A co-operative sci-fi shooter, early footage showed off fluid gameplay and a world that is bold and bright, stuffed with exciting environments and plenty of enemy encounters.
However - less than two years after its troubled debut - BioWare have confirmed that work on the game has now ceased.
In a blog post, studio director Christian Dailey wrote that he had "made the difficult decision to stop our new development work on Anthem."
"We will, however, continue to keep the Anthem live service running," he added.
'The world was so empty'
So how did a studio as beloved as BioWare, the same team behind fan-favourite franchises like Mass Effect and Dragon Age, go so wrong?
"It's sad," says Inel Tomlinson, Twitch streamer and reviewer on BBC Sound's Press X to Continue podcast.
"You can tell developers put a lot of hard work into it - whether or not the direction was correct or not, you can tell there was a lot of hard work.
"Because the world is lush - and the graphics beautiful - it just wasn't cohesive enough for people to really enjoy it."
"I was surprised by how tactile it felt, but the world was so empty," adds reviewer Shay Thompson.
"With all the promises they made about the stuff you could do... none of it was in there. It's a real shame.

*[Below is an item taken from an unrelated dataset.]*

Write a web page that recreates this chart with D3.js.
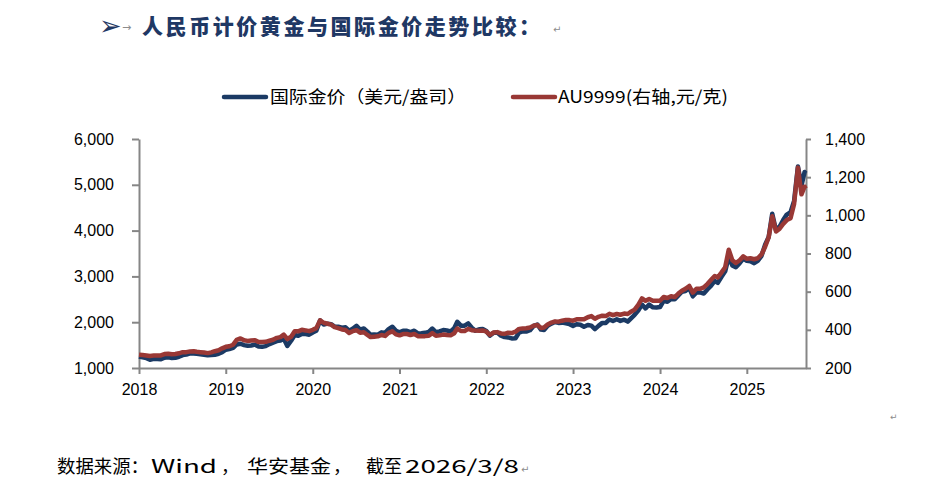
<!DOCTYPE html>
<html>
<head>
<meta charset="utf-8">
<script src="https://cdn.jsdelivr.net/npm/d3@7"></script>
<style>
  body { margin: 0; background: #fff; }
  svg { display: block; }
  .axis path, .axis line { stroke: #868686; stroke-width: 2; }
  .axis text { font-family: "Liberation Sans", Arial, sans-serif; font-size: 16px; fill: #000; }
</style>
</head>
<body>
<div id="chart"></div>
<script>
//Tick labels on the x axis (Excel put one every 12 months starting July 2018)
var yearTicks = ["2018", "2019", "2020", "2021", "2022", "2023", "2024", "2025"];

//International gold, USD per ounce. Two readings a month (1st and 16th), Jul 2018 -> Mar 2026
var goldUsd = [
  1250,1232,1215,1180,1200,1195,1190,1226,1232,1220,1222,1245,
  1282,1292,1320,1318,1312,1302,1290,1276,1282,1290,1310,1345,1400,1415,1440,1515,1530,1500,1485,1492,1510,1468,1462,1478,
  1522,1555,1588,1600,1640,1480,1595,1720,1705,1745,1740,1728,1775,1812,2040,1950,1968,1958,1905,1902,1880,1888,1815,1858,
  1920,1838,1862,1795,1725,1730,1728,1778,1770,1848,1900,1812,1778,1815,1812,1785,1815,1756,1760,1768,1790,1862,1782,1800,
  1828,1818,1800,1870,2010,1925,1925,1975,1880,1815,1845,1850,1808,1708,1770,1775,1705,1675,1668,1645,1650,1775,1800,1795,
  1825,1918,1950,1838,1828,1922,1970,2005,1985,1990,1975,1958,1920,1955,1945,1900,1940,1925,1848,1920,1985,1985,2060,2025,
  2063,2028,2055,2013,2085,2160,2260,2385,2300,2385,2325,2320,2330,2465,2445,2505,2500,2585,2665,2680,2745,2565,2650,2650,
  2625,2715,2800,2900,2860,2985,3110,3430,3240,3200,3290,3390,3340,3330,3290,3340,3450,3690,3860,4370,4000,4090,4230,4350,
  4400,4650,5400,4980,5280,5250
];

//AU9999 on the Shanghai Gold Exchange, CNY per gram (right axis), same dates
var au9999 = [
  270,268,266,263,265,265,266,273,275,272,273,277,
  283,283,287,288,285,283,281,278,282,288,293,303,311,314,322,347,355,345,342,344,346,336,336,337,
  343,348,358,362,375,352,364,393,392,400,397,393,400,409,450,437,432,427,414,409,402,399,384,393,
  398,385,387,373,362,364,366,373,368,384,392,376,371,378,378,373,378,367,366,367,369,383,369,371,
  375,373,371,382,407,394,394,405,398,396,395,397,391,373,386,388,381,379,385,383,390,405,407,408,
  412,421,425,410,412,428,438,444,443,448,452,451,448,455,455,455,466,472,458,468,474,472,484,477,
  483,479,485,483,495,506,532,565,552,562,552,552,552,572,567,576,572,590,605,615,630,595,615,615,
  622,640,662,682,675,700,728,820,765,750,765,785,772,775,770,775,795,835,885,995,915,930,955,975,
  985,1060,1250,1110,1150,1140
];

var leftTicks = [1000, 2000, 3000, 4000, 5000, 6000];
var rightTicks = [200, 400, 600, 800, 1000, 1200, 1400];

//Build the date for every reading: 1st and 16th of each month, then the last two in March 2026
var dates = [];
d3.timeMonth.range(new Date(2018, 6, 1), new Date(2026, 2, 1)).forEach(function(m) {
    dates.push(m);
    dates.push(new Date(m.getFullYear(), m.getMonth(), 16));
});
dates.push(new Date(2026, 2, 1));
dates.push(new Date(2026, 2, 6));

var width = 939, height = 485;
// (window.top is taken, so the plot edges get their own names)
var plotLeft = 139, plotRight = 806, plotTop = 139, plotBottom = 368;

var svg = d3.select("#chart").append("svg")
    .attr("width", width)
    .attr("height", height);

var x = d3.scaleTime()
    .domain([new Date(2018, 6, 1), new Date(2026, 2, 7)])
    .range([plotLeft, plotRight]);

var yLeft = d3.scaleLinear().domain([1000, 6000]).range([plotBottom, plotTop]);
var yRight = d3.scaleLinear().domain([200, 1400]).range([plotBottom, plotTop]);

// Title line, the way it sits in the word document
var title = svg.append("g");
title.append("text")
    .attr("x", 99).attr("y", 35)
    .style("font-family", "'DejaVu Sans', sans-serif")
    .style("font-size", "27px")
    .style("fill", "#1f3864")
    .text("➢");
title.append("text")
    .attr("x", 122).attr("y", 31)
    .style("font-family", "'DejaVu Sans', sans-serif")
    .style("font-size", "11px")
    .style("fill", "#8c8c8c")
    .text("→");
title.append("text")
    .attr("x", 142).attr("y", 34)
    .attr("textLength", 398)
    .attr("lengthAdjust", "spacing")
    .style("font-family", "'Noto Sans CJK SC', sans-serif")
    .style("font-weight", "900")
    .style("font-size", "21px")
    .style("fill", "#1f3864")
    .text("人民币计价黄金与国际金价走势比较：");
title.append("text")
    .attr("x", 553).attr("y", 33)
    .style("font-family", "'DejaVu Sans', sans-serif")
    .style("font-size", "10px")
    .style("fill", "#8c8c8c")
    .text("↵");

// Legend
var legend = svg.append("g")
    .style("font-family", "'Noto Sans CJK SC', sans-serif")
    .style("font-size", "17px");

legend.append("line")
    .attr("x1", 224).attr("x2", 266).attr("y1", 97).attr("y2", 97)
    .style("stroke", "#1b3a64").style("stroke-width", 4.5).style("stroke-linecap", "round");
legend.append("text")
    .attr("x", 270).attr("y", 103)
    .attr("textLength", 196)
    .attr("lengthAdjust", "spacingAndGlyphs")
    .text("国际金价（美元/盎司）");

legend.append("line")
    .attr("x1", 513).attr("x2", 555).attr("y1", 97).attr("y2", 97)
    .style("stroke", "#993835").style("stroke-width", 4.5).style("stroke-linecap", "round");
legend.append("text")
    .attr("x", 558).attr("y", 103)
    .attr("textLength", 170)
    .attr("lengthAdjust", "spacingAndGlyphs")
    .text("AU9999(右轴,元/克)");

// Axes
svg.append("g")
    .attr("class", "axis")
    .attr("transform", "translate(" + plotLeft + ",0)")
    .call(d3.axisLeft(yLeft).tickValues(leftTicks).tickSize(7).tickSizeOuter(0).tickPadding(18)
        .tickFormat(d3.format(",")));

svg.append("g")
    .attr("class", "axis")
    .attr("transform", "translate(" + plotRight + ",0)")
    .call(d3.axisRight(yRight).tickValues(rightTicks).tickSize(5).tickSizeOuter(0).tickPadding(14)
        .tickFormat(d3.format(",")));

var xTickDates = yearTicks.map(function(y) { return new Date(+y, 6, 1); });
svg.append("g")
    .attr("class", "axis")
    .attr("transform", "translate(0," + plotBottom + ")")
    .call(d3.axisBottom(x).tickValues(xTickDates).tickSize(6).tickSizeOuter(0).tickPadding(10)
        .tickFormat(d3.timeFormat("%Y")));

// The two series. Blue goes first so the red one sits on top.
var blueLine = d3.line()
    .x(function(d, i) { return x(dates[i]); })
    .y(function(d) { return yLeft(d); });

var redLine = d3.line()
    .x(function(d, i) { return x(dates[i]); })
    .y(function(d) { return yRight(d); });

svg.append("path")
    .datum(goldUsd)
    .attr("d", blueLine)
    .style("fill", "none")
    .style("stroke", "#1b3a64")
    .style("stroke-width", 4.5)
    .style("stroke-linejoin", "round");

svg.append("path")
    .datum(au9999)
    .attr("d", redLine)
    .style("fill", "none")
    .style("stroke", "#993835")
    .style("stroke-width", 4.5)
    .style("stroke-linejoin", "round");

// stray paragraph mark at the right of the chart box
svg.append("text")
    .attr("x", 890).attr("y", 420)
    .style("font-family", "'DejaVu Sans', sans-serif")
    .style("font-size", "9px")
    .style("fill", "#8c8c8c")
    .text("↵");

// Source note, laid out piece by piece to match the document spacing
var note = svg.append("g")
    .style("font-family", "'Noto Sans CJK SC', sans-serif")
    .style("font-size", "18px")
    .style("fill", "#000");

var noteParts = [
    { t: "数据来源：", x: 57, w: 92 },
    { t: "Wind", x: 151, w: 66 },
    { t: "，", x: 221, w: 0 },
    { t: "华安基金", x: 247, w: 84 },
    { t: "，", x: 333, w: 0 },
    { t: "截至", x: 366, w: 36 },
    { t: "2026/3/8", x: 405, w: 114 }
];
noteParts.forEach(function(p) {
    var t = note.append("text").attr("x", p.x).attr("y", 473).text(p.t);
    if (p.w) t.attr("textLength", p.w).attr("lengthAdjust", "spacingAndGlyphs");
});
note.append("text")
    .attr("x", 521).attr("y", 473)
    .style("font-family", "'DejaVu Sans', sans-serif")
    .style("font-size", "10px")
    .style("fill", "#8c8c8c")
    .text("↵");
</script>
</body>
</html>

We know that BioWare is capable of so much more."
Titles such as Destiny, Fortnite and World of Warcraft have grown huge communities of players that spend hours developing their characters and working to collect rare in-game items - it seems Anthem just hasn't delivered.
"Considering it was meant to be a multiplayer, online role-playing game, it felt so lonely and isolated," adds streamer and reviewer Rage Darling.
"I remember walking up to this exosuit thing, and there were so many mechanics, so many features you could add but there was no-one around."
"No-one to interact with or talk to, it was empty.
"It just felt like they had the core features of a game - the foundation - but they missed the socialisation."
'Seen it all before'
So can new games and their unfamiliar in-game worlds still attract - and perhaps more importantly, retain - an audience?
"What makes people want to play new games is the world they create, and making new ones for people to care about is really hard," acknowledges Press X to Continue presenter Steffan Powell.
Rising to that challenge is about trying original ideas according to Inel Tomlinson who says: "The issue with Anthem is that it felt like any other third-person shooter, except that you could fly.
"Anthem is trying to be Call of Duty, it's trying to be all these other games in one, in a third-person world and some of it we've already seen before."
Rage Darling says the game felt too much like a tick-box exercise full of tried and tested features seen in other games: "It's almost like they said, 'let's throw that at it!' It's a pick-and-mix."
It's not impossible for the developers of Anthem to turn things around and make the game a success.
Games like Final Fantasy XIV and No Man's Sky - both of which also failed to deliver their promises at launch and suffered heavy criticism from the games media and fans alike - have gone on to build passionate communities and win awards.
"I have hope they might be able to turn it around," says Shay Thompson.
"I think if they lean in to what makes BioWare games special, in that they tell these really cool stories, I think that will really help them.
"They do have the potential to pull it out of the bag.
"Destiny 2, Final Fantasy - these are games-as-a-service that did not have amazing launches, but they were able to turn it around because they leaned on what made the first games in their franchises really special."